Players often talk about being businessmen. It is a business. We all know it. LeBron was meeting with some of the most powerful men in the world. He showed up in sweat suits and shorts. That’s not what you wear to a business meeting. It’s what you wear to a game. Guess what? To LeBron James, who wears some very fine suits, this was all a game. A game that was over before anybody walked in the door. He knew where he was going. But, I thought because the Cavs had one of the last cracks. They were going to win.

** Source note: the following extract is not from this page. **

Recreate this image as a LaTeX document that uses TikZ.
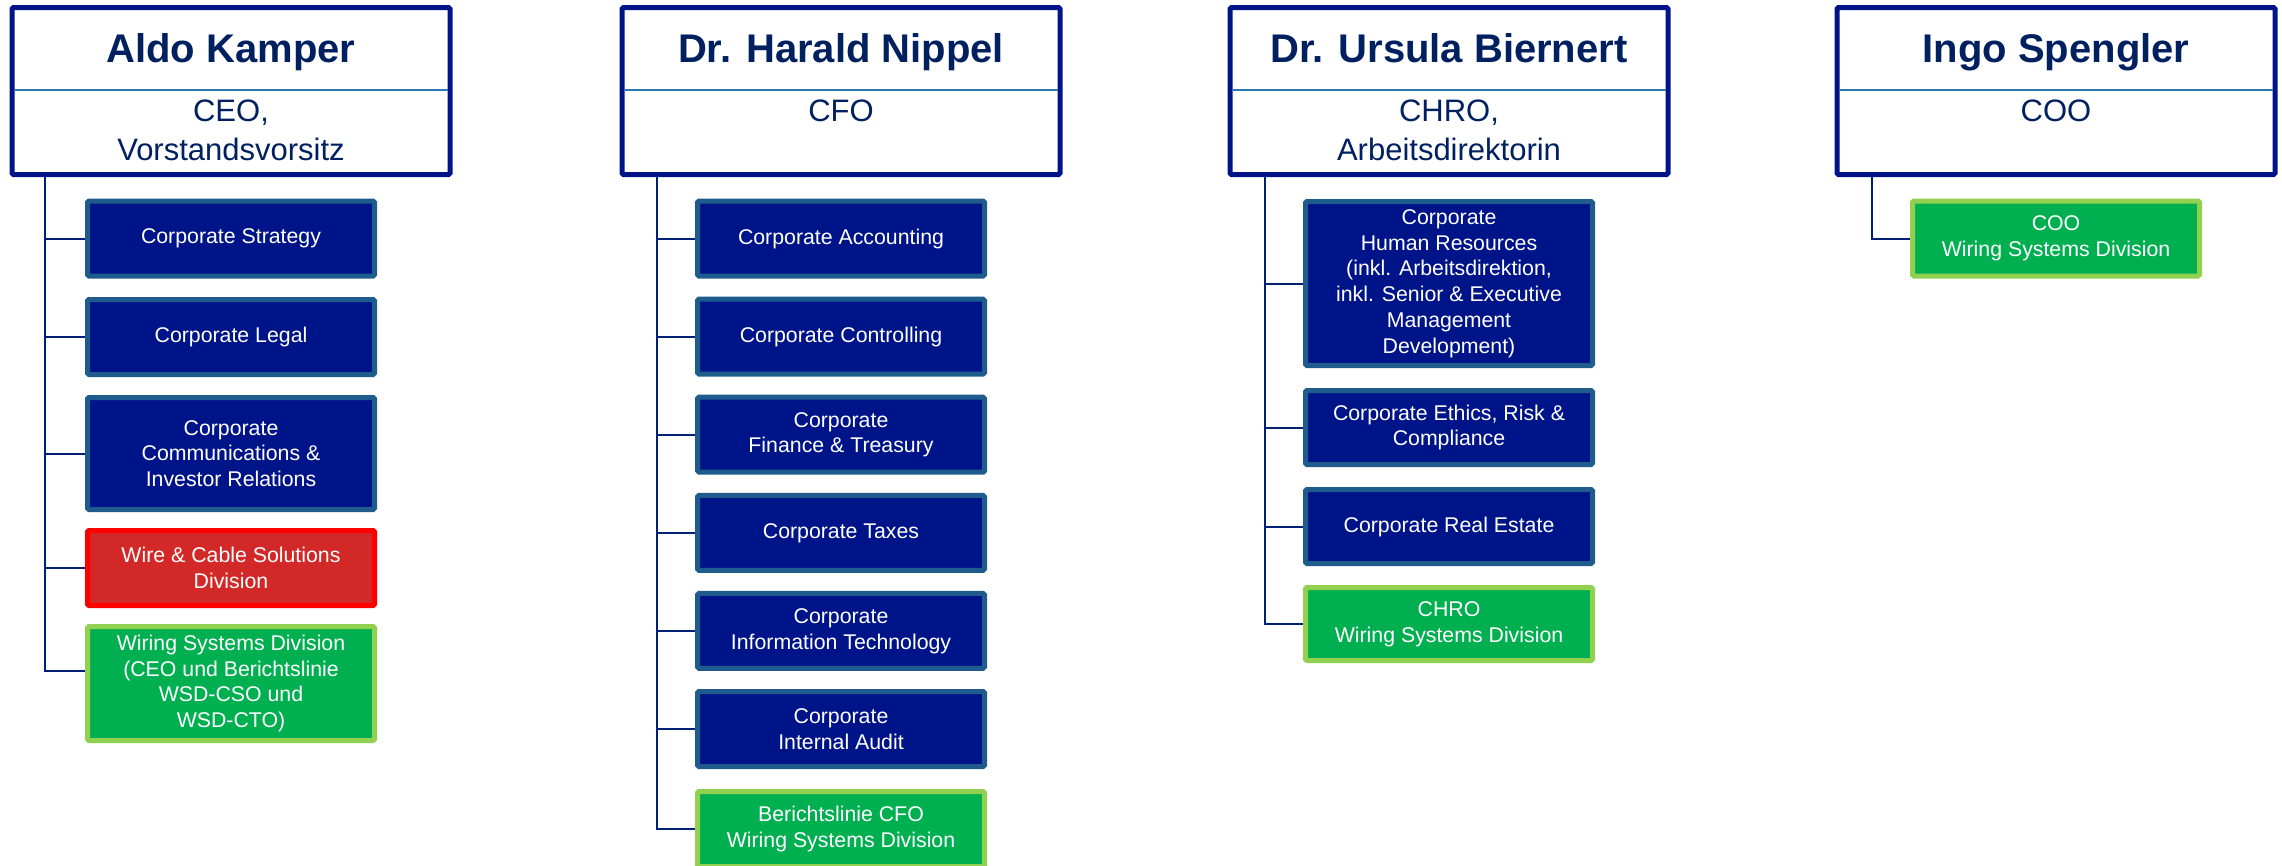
\documentclass[tikz,border=0pt]{standalone}
\usepackage{fontspec}
\setmainfont{Liberation Sans}
\definecolor{headblue}{RGB}{0,20,137}
\definecolor{namenavy}{RGB}{0,32,96}
\definecolor{rulecol}{RGB}{46,117,182}
\definecolor{unitfill}{RGB}{0,20,137}
\definecolor{unitline}{RGB}{31,92,142}
\definecolor{wcsfill}{RGB}{211,40,40}
\definecolor{wcsline}{RGB}{255,0,0}
\definecolor{wsdfill}{RGB}{0,176,80}
\definecolor{wsdline}{RGB}{146,208,80}
\definecolor{linknavy}{RGB}{0,32,120}
\tikzset{
  head/.style={draw=headblue, line width=5pt, fill=white, rounded corners=1.5pt, minimum width=438pt, minimum height=167pt, inner sep=0pt},
  person/.style={text=namenavy, font=\bfseries\fontsize{40}{47}\selectfont, anchor=base, inner sep=0pt},
  role/.style={text=namenavy, font=\fontsize{31}{39}\selectfont, align=center, anchor=north, inner sep=0pt},
  unit/.style={draw=unitline, fill=unitfill, line width=5pt, rounded corners=1.5pt, text=white, font=\fontsize{21.3}{25.8}\selectfont, align=center, minimum width=287pt, minimum height=75pt, inner sep=0pt},
  wcs/.style={unit, draw=wcsline, fill=wcsfill},
  wsd/.style={unit, draw=wsdline, fill=wsdfill},
  link/.style={draw=linknavy, line width=2pt},
  divider/.style={draw=rulecol, line width=2.5pt}
}
\begin{document}
\begin{tikzpicture}[x=1pt,y=-1pt]
    \useasboundingbox (0,0) rectangle (2282,865);

    \node[head] (h1) at (231,91) {};
    \node[head] (h2) at (841,91) {};
    \node[head] (h3) at (1449,91) {};
    \node[head] (h4) at (2056,91) {};
    \foreach \h in {h1,h2,h3,h4}
      \draw[divider] ([xshift=5,yshift=-85]\h.north west) -- ([xshift=-5,yshift=-85]\h.north east);

    \node[person] (n1) at ([yshift=-57]h1.north) {Aldo Kamper};
    \node[role] (r1) at ([yshift=-94.7]h1.north) {CEO,\\Vorstandsvorsitz};
    \node[person] (n2) at ([yshift=-57]h2.north) {Dr. Harald Nippel};
    \node[role] (r2) at ([yshift=-94.7]h2.north) {CFO};
    \node[person] (n3) at ([yshift=-57]h3.north) {Dr. Ursula Biernert};
    \node[role] (r3) at ([yshift=-94.7]h3.north) {CHRO,\\Arbeitsdirektorin};
    \node[person] (n4) at ([yshift=-57]h4.north) {Ingo Spengler};
    \node[role] (r4) at ([yshift=-94.7]h4.north) {COO};

    \node[unit] (s11) at (231,238.5) {Corporate Strategy};
    \node[unit] (s12) at (231,337) {Corporate Legal};
    \node[unit, minimum height=112pt] (s13) at (231,453.5) {Corporate\\Communications \&\\Investor Relations};
    \node[wcs] (s14) at (231,568) {Wire \& Cable Solutions\\Division};
    \node[wsd, minimum height=114pt] (s15) at (231,683.5) {Wiring Systems Division\\(CEO und Berichtslinie\\WSD-CSO und\\WSD-CTO)};

    \node[unit] (s21) at (841,238.5) {Corporate Accounting};
    \node[unit] (s22) at (841,336.6) {Corporate Controlling};
    \node[unit] (s23) at (841,434.7) {Corporate\\Finance \& Treasury};
    \node[unit] (s24) at (841,532.8) {Corporate Taxes};
    \node[unit] (s25) at (841,630.9) {Corporate\\Information Technology};
    \node[unit] (s26) at (841,729) {Corporate\\Internal Audit};
    \node[wsd] (s27) at (841,829) {Berichtslinie CFO\\Wiring Systems Division};

    \node[unit, minimum height=164pt] (s31) at (1449,283.5) {Corporate\\Human Resources\\(inkl. Arbeitsdirektion,\\inkl. Senior \& Executive\\Management\\Development)};
    \node[unit, minimum height=74pt] (s32) at (1449,427.5) {Corporate Ethics, Risk \&\\Compliance};
    \node[unit, minimum height=74pt] (s33) at (1449,526.5) {Corporate Real Estate};
    \node[wsd, minimum height=73pt] (s34) at (1449,624) {CHRO\\Wiring Systems Division};

    \node[wsd] (s41) at (2056,238.5) {COO\\Wiring Systems Division};

    \coordinate (v1) at ([xshift=35]h1.south west);
    \coordinate (v2) at ([xshift=37]h2.south west);
    \coordinate (v3) at ([xshift=37]h3.south west);
    \coordinate (v4) at ([xshift=37]h4.south west);

    \draw[link] (v1) |- ([yshift=12.5]s15.west);
    \foreach \s in {s11,s12,s13,s14}
      \draw[link] (v1 |- \s.west) -- (\s.west);
    \draw[link] (v2) |- (s27.west);
    \foreach \s in {s21,s22,s23,s24,s25,s26}
      \draw[link] (v2 |- \s.west) -- (\s.west);
    \draw[link] (v3) |- (s34.west);
    \foreach \s in {s31,s32,s33}
      \draw[link] (v3 |- \s.west) -- (\s.west);
    \draw[link] (v4) |- (s41.west);
\end{tikzpicture}
\end{document}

Then came the real dog and pony show: ESPN’s “The Decision.” LeBron was going to announce what he was going to do. James is a man who understood Cleveland sports history and had talked about “The Drive”, “The Fumble” and “The Shot.” For LeBron James to go on the air and not pick Cleveland would mean that he was manufacturing his own place in sports misery. In fact, he even got to name it. The folks in New York bought in, when he said the announcement was in Greenwich, CT. People thought LeBron was going to the Knicks. But, once again, the man I watched, and a man who had wowed audiences around the country, made everyone believe they had a shot.

He picked Miami.

I just gave you all kinds of excuses for things LeBron did that I knew were not right. But, in the end, we should have listened to Stephen A. Smith. In an interview on ESPN 850 WKNR, he said he knew LeBron was going to Miami at least three weeks before anybody said it was true. Smith got it from LeBron’s inner circle, but, he didn’t work for ESPN. If he was right, the ratings would have been a flop. The “E” stands for entertainment, not ethics.

I do believe there are people at ESPN who knew Stephen A. Smith was right. Plus, there must have been an internal debate in Bristol about if the show was right. It just didn’t seem kosher that the station that was airing the event to have reporters or analyst pick different teams. On the outside, it looked like a big ratings ploy, which is questionable from a journalistic point of view, and brilliant from a ratings point of view. Not only will I never trust LeBron James, I will have trouble trusting ESPN again. But, one man on the network stood out: Skip Bayless. From day one he was a LeBron realist. He was right about LeBron. I just didn’t want to listen.

I used to laugh when WTAM’s Mike Trivisonno ripped LeBron. I thought he was only doing it for ratings. He said the things I was thinking. I give him credit for having the guts to go against the grain. I look back at all my excuses and Triv was dead on.

In the end, LeBron wrote his own place in Cleveland sports misery. I watched it happen before my very eyes for over a decade. The problem is that I was blinded by the fact that I want to see a championship in my lifetime. I was willing to bank my hopes on a 25-year-old who is the second best basketball player in the league. I can blame him for what he put Northeast Ohio through, but I blame myself for looking past things I knew in my heart weren’t right.